On pourrait décrire ce carré jaune et blanc à l’impression soignée en ne parlant que des présentations de ces auteurs.trices. Chacun, chacune a droit à une petite biographie très révélatrice de tous les ponts qui traversent la littérature, le théâtre et les arts plastiques depuis quelques décennies. Beaucoup viennent de Belgique, ce n’est pas un hasard. L’éditeur de la revue est belge, et le théâtre, la mode, les arts visuels et vivants essaiment avec une vitalité folle chez nos voisins du Nord. Je lance à cette occasion une question dont je n’ai pas la réponse : pourquoi ? pourquoi dans les Flandres et chez les Flamands tant de créativité, d’invention et de folie ?
Ces micro-biographies sont fascinantes. Il y est question de dispositifs, de collectifs, de groupes informels, de masters, de graphisme performé, de processus, de numérique, de capsules vidéo… D’écriture techno-procrastino-insurrectionnelle. L’impression sur papier rend-elle justice à ces ambitions ? Ce n’est pas sûr. Il manque la dimension sonore et visuelle, l’espace, les couleurs, le timbre des voix, le volume, les corps.
Tels quels, les textes sont très variés et très éclectiques. Celui de Jean-Philippe Convert, par exemple, est bref, sobre et triste : il évoque la mort de la mère de l’auteur dans une unité de soins palliatifs, et il est suivi par une série de signes qui correspondent aux bruits de la pompe à morphine. Puis il s’achève par le très camusien « Ma mère est morte aujourd’hui à 11h18 ».

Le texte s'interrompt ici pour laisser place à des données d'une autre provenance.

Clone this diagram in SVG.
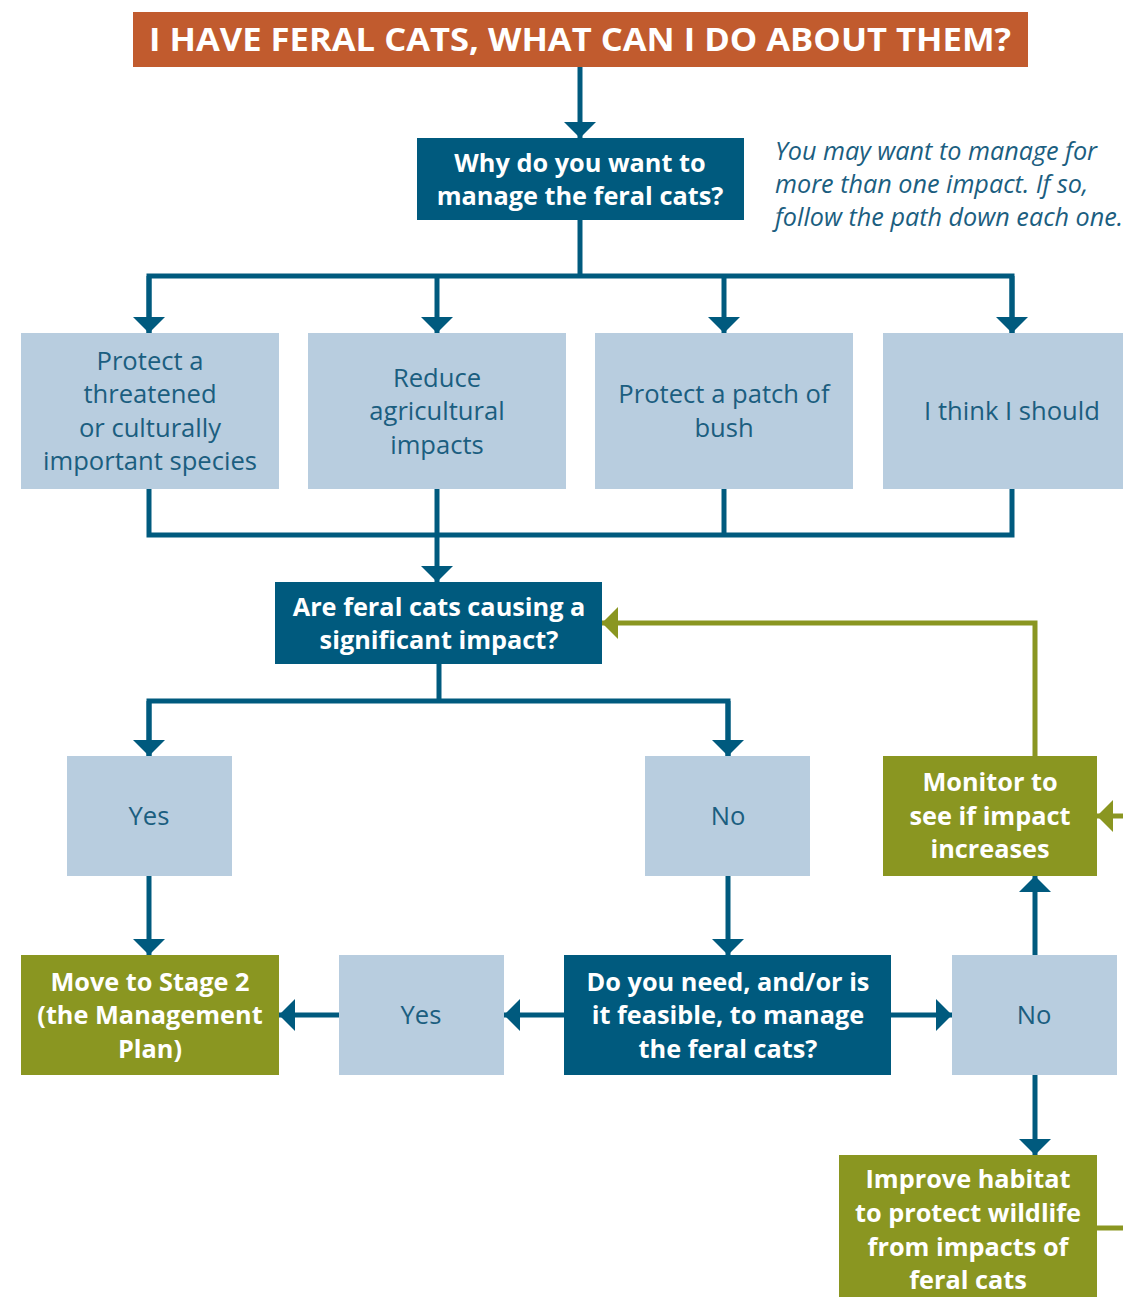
<svg xmlns="http://www.w3.org/2000/svg" width="1123" height="1297" viewBox="0 0 1123 1297">
<style>
.dark{fill:#005A7E}
.light{fill:#B8CDDF}
.green{fill:#8A9621}
.title{fill:#C15B2E}
text{font-family:"Open Sans","Liberation Sans",sans-serif;font-size:25.6px;text-anchor:middle}
.w{fill:#fff;font-weight:700;font-size:25.3px}
.b{fill:#1B5E80}
.note{fill:#1B5E80;font-style:italic;text-anchor:start;font-size:25.2px}
.ln{fill:none;stroke:#005A7E;stroke-width:5}
.gl{fill:none;stroke:#8A9621;stroke-width:5}
</style>
<defs>
<marker id="ab" markerUnits="userSpaceOnUse" markerWidth="16" markerHeight="32" viewBox="0 0 16 32" refX="16" refY="16" orient="auto"><path d="M0 0 L16 16 L0 32 Z" fill="#005A7E"/></marker>
<marker id="ag" markerUnits="userSpaceOnUse" markerWidth="16" markerHeight="32" viewBox="0 0 16 32" refX="16" refY="16" orient="auto"><path d="M0 0 L16 16 L0 32 Z" fill="#8A9621"/></marker>
</defs>
<g id="connectors">
<path class="ln" d="M580 67 V138" marker-end="url(#ab)"/>
<path class="ln" d="M580 220 V276"/>
<path class="ln" d="M149 333 V276 H1012 V333"/>
<path class="ln" d="M149 276 V333" marker-end="url(#ab)"/>
<path class="ln" d="M437 276 V333" marker-end="url(#ab)"/>
<path class="ln" d="M724 276 V333" marker-end="url(#ab)"/>
<path class="ln" d="M1012 276 V333" marker-end="url(#ab)"/>
<path class="ln" d="M149 489 V535 H1012 V489"/>
<path class="ln" d="M724 489 V535"/>
<path class="ln" d="M437 489 V582" marker-end="url(#ab)"/>
<path class="ln" d="M439 664 V701"/>
<path class="ln" d="M149 756 V701 H728 V756"/>
<path class="ln" d="M149 701 V756" marker-end="url(#ab)"/>
<path class="ln" d="M728 701 V756" marker-end="url(#ab)"/>
<path class="ln" d="M149 876 V955" marker-end="url(#ab)"/>
<path class="ln" d="M728 876 V955" marker-end="url(#ab)"/>
<path class="ln" d="M564 1015 H504" marker-end="url(#ab)"/>
<path class="ln" d="M339 1015 H279" marker-end="url(#ab)"/>
<path class="ln" d="M891 1015 H952" marker-end="url(#ab)"/>
<path class="ln" d="M1035 955 V876" marker-end="url(#ab)"/>
<path class="ln" d="M1035 1075 V1155" marker-end="url(#ab)"/>
<path class="gl" d="M1035 756 V623 H602" marker-end="url(#ag)"/>
<path class="gl" d="M1123 816 H1097" marker-end="url(#ag)"/>
<path class="gl" d="M1097 1228 H1123"/>
</g>
<g id="title"><rect class="title" x="133" y="12" width="895" height="55"/><text x="580" y="51" style="fill:#fff;font-weight:700;font-size:33px" textLength="862" lengthAdjust="spacingAndGlyphs">I HAVE FERAL CATS, WHAT CAN I DO ABOUT THEM?</text></g>
<g id="why"><rect class="dark" x="417" y="138" width="327" height="82"/><text class="w" x="580" y="172">Why do you want to</text><text class="w" x="580" y="205">manage the feral cats?</text></g>
<g id="note"><text class="note" x="775" y="160">You may want to manage for</text><text class="note" x="775" y="193">more than one impact. If so,</text><text class="note" x="775" y="226">follow the path down each one.</text></g>
<g id="protect-species"><rect class="light" x="21" y="333" width="258" height="156"/><text class="b" x="150" y="370">Protect a</text><text class="b" x="150" y="403">threatened</text><text class="b" x="150" y="437">or culturally</text><text class="b" x="150" y="470">important species</text></g>
<g id="reduce-ag"><rect class="light" x="308" y="333" width="258" height="156"/><text class="b" x="437" y="387">Reduce</text><text class="b" x="437" y="420">agricultural</text><text class="b" x="437" y="454">impacts</text></g>
<g id="protect-bush"><rect class="light" x="595" y="333" width="258" height="156"/><text class="b" x="724" y="403">Protect a patch of</text><text class="b" x="724" y="437">bush</text></g>
<g id="think"><rect class="light" x="883" y="333" width="240" height="156"/><text class="b" x="1012" y="420">I think I should</text></g>
<g id="significant"><rect class="dark" x="275" y="582" width="327" height="82"/><text class="w" x="439" y="616">Are feral cats causing a</text><text class="w" x="439" y="649">significant impact?</text></g>
<g id="yes1"><rect class="light" x="67" y="756" width="165" height="120"/><text class="b" x="149" y="825">Yes</text></g>
<g id="no1"><rect class="light" x="645" y="756" width="165" height="120"/><text class="b" x="728" y="825">No</text></g>
<g id="monitor"><rect class="green" x="883" y="756" width="214" height="120"/><text class="w" x="990" y="791">Monitor to</text><text class="w" x="990" y="825">see if impact</text><text class="w" x="990" y="858">increases</text></g>
<g id="stage2"><rect class="green" x="21" y="955" width="258" height="120"/><text class="w" x="150" y="991">Move to Stage 2</text><text class="w" x="150" y="1024">(the Management</text><text class="w" x="150" y="1058">Plan)</text></g>
<g id="yes2"><rect class="light" x="339" y="955" width="165" height="120"/><text class="b" x="421" y="1024">Yes</text></g>
<g id="feasible"><rect class="dark" x="564" y="955" width="327" height="120"/><text class="w" x="728" y="991">Do you need, and/or is</text><text class="w" x="728" y="1024">it feasible, to manage</text><text class="w" x="728" y="1058">the feral cats?</text></g>
<g id="no2"><rect class="light" x="952" y="955" width="165" height="120"/><text class="b" x="1034" y="1024">No</text></g>
<g id="improve"><rect class="green" x="839" y="1155" width="258" height="142"/><text class="w" x="968" y="1188">Improve habitat</text><text class="w" x="968" y="1222">to protect wildlife</text><text class="w" x="968" y="1256">from impacts of</text><text class="w" x="968" y="1289">feral cats</text></g>
</svg>
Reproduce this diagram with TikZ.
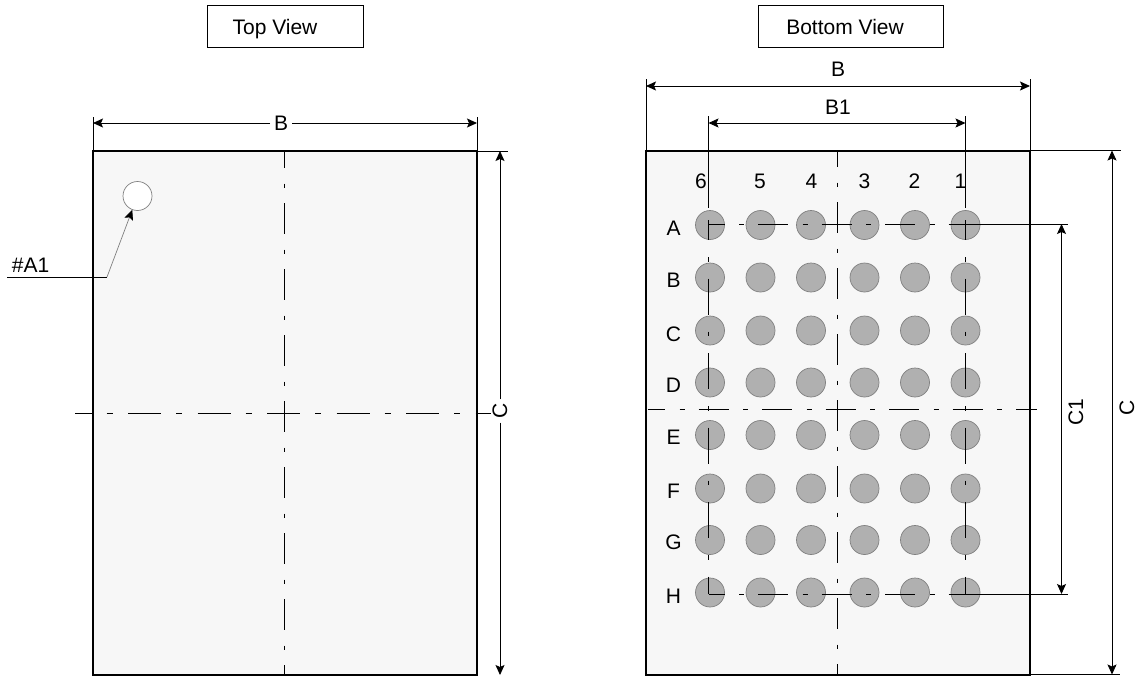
\documentclass[tikz,border=0pt]{standalone}
\usepackage{fontspec}
\setmainfont{Liberation Sans}
\usepackage{tikz}
\usetikzlibrary{arrows.meta, positioning}
\colorlet{colorPackage}{black!3}
\colorlet{colorBall}{black!31}
\colorlet{colorBallEdge}{black!50}
\tikzset{
  outline/.style={draw=black, line width=2pt, fill=colorPackage, inner sep=0, outer sep=0},
  titlebox/.style={draw=black, line width=0.8pt, inner sep=0, outer sep=0, minimum height=42pt},
  label/.style={inner sep=0, outer sep=4pt, font=\fontsize{21}{24}\selectfont},
  ball/.style={circle, draw=colorBallEdge, line width=0.7pt, fill=colorBall, inner sep=0, outer sep=0, minimum size=29pt},
  dim/.style={line width=0.9pt},
  centerLong/.style={line width=0.9pt, dash pattern=on 31pt off 15.5pt on 4.5pt off 15pt},
  centerHoriz/.style={line width=0.9pt, dash pattern=on 33pt off 15pt on 6pt off 15.5pt},
  centerWide/.style={line width=0.9pt, dash pattern=on 30pt off 14.5pt on 5pt off 14pt},
  centerBall/.style={line width=0.9pt, dash pattern=on 36pt off 17pt on 4.5pt off 17pt}
}

\begin{document}
\begin{tikzpicture}[>={Stealth[length=10pt, width=9pt, inset=2pt]}, x=1pt, y=-1pt]
\useasboundingbox (0,0) rectangle (1139,675);
% titles
\node[titlebox, minimum width=156pt] (topTitle) at (285.5,26.3) {};
\node[label] (topText) at (275,29) {Top View};
\node[titlebox, minimum width=185pt] (botTitle) at (851,26.3) {};
\node[label] (botText) at (845,27) {Bottom View};
% packages
\node[outline, minimum width=384pt, minimum height=524pt] (top) at (285,413) {};
\node[outline, minimum width=384pt, minimum height=524pt] (bot) at (838,412.5) {};
% top view
\coordinate (topCL1) at (284.5,151);
\coordinate (topCL2) at (284.5,675);
\coordinate (topCH1) at (75,413.3);
\coordinate (topCH2) at (491,413.3);
\node[label, rotate=90] (topC) at (500,411) {C};
\draw[centerLong, dash phase=14pt] (topCL1) -- (topCL2);
\draw[centerHoriz, dash phase=16.5pt] (topCH1) -- (topCH2);
\node[circle, draw=colorBallEdge, line width=0.7pt, fill=white, inner sep=0, minimum size=29pt] (a1) at (137.5,196) {};
\node[label, anchor=south west, inner sep=0, outer sep=0] (a1Text) at (12,272) {\#A1};
\coordinate (a1Start) at (7,277);
\coordinate (a1Knee) at (107,277);
\draw[dim] (a1Start) -- (a1Knee);
\draw[black!50, line width=0.7pt, {Stealth[length=10pt, width=9pt, inset=2pt, black]}-] (a1) -- (a1Knee);
\coordinate (topBL) at (93,117);
\coordinate (topBR) at (477,117);
\coordinate (topBLa) at (93,123);
\coordinate (topBRa) at (477,123);
\node[label] (topB) at (281,123) {B};
\draw[dim] (top.north west) -- (topBL);
\draw[dim] (top.north east) -- (topBR);
\draw[dim, ->] (topB) -- (topBLa);
\draw[dim, ->] (topB) -- (topBRa);
\coordinate (topCx) at (508,151);
\coordinate (topCt) at (500,151);
\coordinate (topCb) at (500,675);
\draw[dim] (top.north east) -- (topCx);
\draw[dim, ->] (topC) -- (topCt);
\draw[dim, ->] (topC) -- (topCb);
% balls
\foreach \rowname/\y in {A/225,B/277.5,C/330.5,D/382.5,E/435,F/488.5,G/540,H/592.5}
  \foreach \colname/\x in {6/710,5/760.5,4/811,3/864.5,2/915,1/965.5}
    \node[ball] (b\rowname\colname) at (\x,\y) {};
\foreach \colname/\x/\tx in {6/710/701,5/760.5/760,4/811/811.5,3/864.5/864.5,2/915/914.5,1/965.5/960.5}
  \node[label] (c\colname) at (\tx,181) {\colname};
\foreach \rowname/\y in {A/228,B/280,C/334,D/385,E/437,F/491,G/542,H/596}
  \node[label] (r\rowname) at (673.5,\y) {\rowname};
% bottom view center lines
\coordinate (botCL1) at (837.5,151);
\coordinate (botCL2) at (837.5,675);
\coordinate (botCH1) at (648,409.5);
\coordinate (botCH2) at (1037,409.5);
\draw[centerLong, dash phase=15pt] (botCL1) -- (botCL2);
\draw[centerWide, dash phase=13pt] (botCH1) -- (botCH2);
% ball center lines
\coordinate (lineL1) at (708.5,220);
\coordinate (lineL2) at (708.5,594);
\coordinate (lineR1) at (965.5,220);
\coordinate (lineR2) at (965.5,594);
\coordinate (lineT1) at (708.5,224);
\coordinate (lineT2) at (965.5,224);
\coordinate (lineB1) at (708.5,594);
\coordinate (lineB2) at (965.5,594);
\draw[centerBall, dash phase=16pt] (lineL1) -- (lineL2);
\draw[centerBall, dash phase=16pt] (lineR1) -- (lineR2);
\draw[centerWide, dash phase=14pt] (lineT1) -- (lineT2);
\draw[centerWide, dash phase=14pt] (lineB1) -- (lineB2);
% bottom view dimensions
\coordinate (botBL) at (646,79);
\coordinate (botBR) at (1030,79);
\coordinate (botBLa) at (646,86);
\coordinate (botBRa) at (1030,86);
\node[label] (botB) at (838,69) {B};
\draw[dim] (bot.north west) -- (botBL);
\draw[dim] (bot.north east) -- (botBR);
\draw[dim, <->] (botBLa) -- (botBRa);
\coordinate (botB1L) at (708.5,116);
\coordinate (botB1R) at (965.5,116);
\coordinate (botB1Le) at (708.5,208);
\coordinate (botB1Re) at (965.5,208);
\coordinate (botB1La) at (708.5,123);
\coordinate (botB1Ra) at (965.5,123);
\node[label] (botB1) at (838,107) {B1};
\draw[dim] (botB1L) -- (botB1Le);
\draw[dim] (botB1R) -- (botB1Re);
\draw[dim, <->] (botB1La) -- (botB1Ra);
\coordinate (botC1T) at (1068,224);
\coordinate (botC1B) at (1068,594);
\coordinate (botC1Ta) at (1061.5,224);
\coordinate (botC1Ba) at (1061.5,594);
\node[label, rotate=90] (botC1) at (1076,412) {C1};
\draw[dim] (lineT2) -- (botC1T);
\draw[dim] (lineB2) -- (botC1B);
\draw[dim, <->] (botC1Ta) -- (botC1Ba);
\coordinate (botCT) at (1121,150.5);
\coordinate (botCB) at (1120,674.5);
\coordinate (botCTa) at (1112,150.5);
\coordinate (botCBa) at (1112,674.5);
\node[label, rotate=90] (botC) at (1127,408) {C};
\draw[dim] (bot.north east) -- (botCT);
\draw[dim] (bot.south east) -- (botCB);
\draw[dim, <->] (botCTa) -- (botCBa);
\end{tikzpicture}
\end{document}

On remarque les contributions de deux écrivains plus reconnus dans notre petite France, Christophe Hanna (son livre Argent est particulièrement ingénieux) et Marielle Macé, espiègle et lettrée, quoique un peu trop systématiquement adepte du « prends soin de toi » que l’on retrouve partout et en tous lieux.
L’œil s’amuse en parcourant ces textes : ils sont pleins de chiffres, de signes de ponctuation, de barres, de slashes, de sigles, de symboles empruntés aux mathématiques, de blancs déclinés en haut, en bas, fragiles.
Sabir est à mettre entre les mains des curieux et des facétieux. Académiciens et autres grognons s’abstenir. C’est un peu « la roulette russe du cerveau », expression attrapée au hasard de ce volume. C. D.